Another 20 years and in the middle of another lake, this one called Erie, I was one of a group of five pulling in our 30th, and last, walleye. After years of doing so, my friend had the planning down pat for this trip. We left the day before for the drive north, now mostly highway making it a relatively quick trip. Quick enough that we got there hours before anyone else. We picked up our licenses, checked into the hotel, and asked for wake up calls for 4 the next morning. That gave us twelve hours to meet the rest of the gang, have a few beers, have dinner, retell our lies from previous years’ trips, make our ways back to the hotel, and turn in for the night. What was much more than but felt much less than a couple of hours later we were back in the lobby with our coffees and headed for the dock. Our hired captain and his boat were waiting in the dark and we clambered in for the ride to where the fish waited in the dark. The lines weren’t all in yet when the first walleye struck. As he was being brought in another line was hit. The first fish was landed, pictured, and chucked into the well when number three hooked on. And so it went. Nobody remembered a year when the fish came so willingly to us. We had reached our limit and turned back to the docks before some other boats had begun their day. The picture of us with our racks straining under the morning take was on the captain’s charter company’s website the following day. A copy of it is still on one of my walls. A week later we reassembled in my friend’s back yard to fry fish and tell lies. That was the last fishing memory I’ve had. Three weeks later I was in the hospital where a surgeon took longer than we did to fish for his limit.

Trout season starts this Saturday. I’ve never fished for trout.

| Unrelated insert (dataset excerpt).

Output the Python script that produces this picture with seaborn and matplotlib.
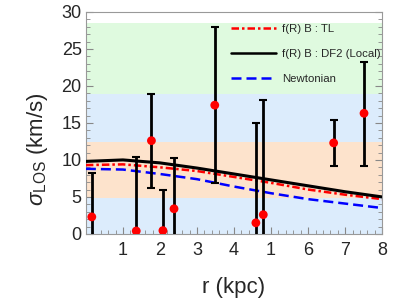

That’s what I think. Really. How ‘bout you?

 

Get the Picture?

Last week I was digging under the bed to see what I could pull out of there. I try to clean out the “underbed storage” about every ten or fifteen years. I found a duffel bag that I was looking for just a few months ago. There were coin wrappers and bill straps; unfortunately they were all empty. I saw a shoe box with no shoes in it. And there was a camera bag. Not the big bag that had the big camera, lenses, flash and such. That was in the office. Not the little case that held the palm size digital camera that goes on vacation if I ever go on vacation again. This was a forgotten camera bag with a roll of film (actually a cartridge of film), a strange sized battery, and a claim check from an airline that has since gone out of business. No camera.

I don’t remember the last time I used a film camera. I do remember it was a 35mm camera and not one that used the 110 cartridge. I remember a camera that used that cartridge but I remember it from something like thirty or forty years ago. (I know I cleaned out under the bed since then. I know that because I’ve moved a few times since then.)

I might not remember that camera – and it’s a good thing the camera wasn‘t there because nobody probably still processes those little film cartridges – but I do remember that I used to take quite a few pictures and actually displayed them. I had pictures on walls, on end tables, in bookcases, on desks, even stuck to the front of the refrigerator in magnetic picture frames. Still do. I’ve slowed down in picture taking. Lots of people today take many more pictures than I ever did. But how many of those pictures ever end up as photographs.

So many pictures get taken and are posted somewhere electronically. And there’s nothing wrong with that. But I’ve always thought of a picture as an opportunity to remember someone or something. At work I had pictures on my desk, file cabinets, and walls. They were of my daughter, of She and me, of people from work doing fun things. They were snapshots of things to make me smile usually when I most needed a smile. I remember only three other managers in my building who had personal pictures somewhere in their offices.

Print a picture, pop a stick or chip in a printer at a drugstore, or download a few shots to a digital frame. Don’t make all of your future memories “images.” Take a photo every now and then.

That’s what I think. Really. How ‘bout you?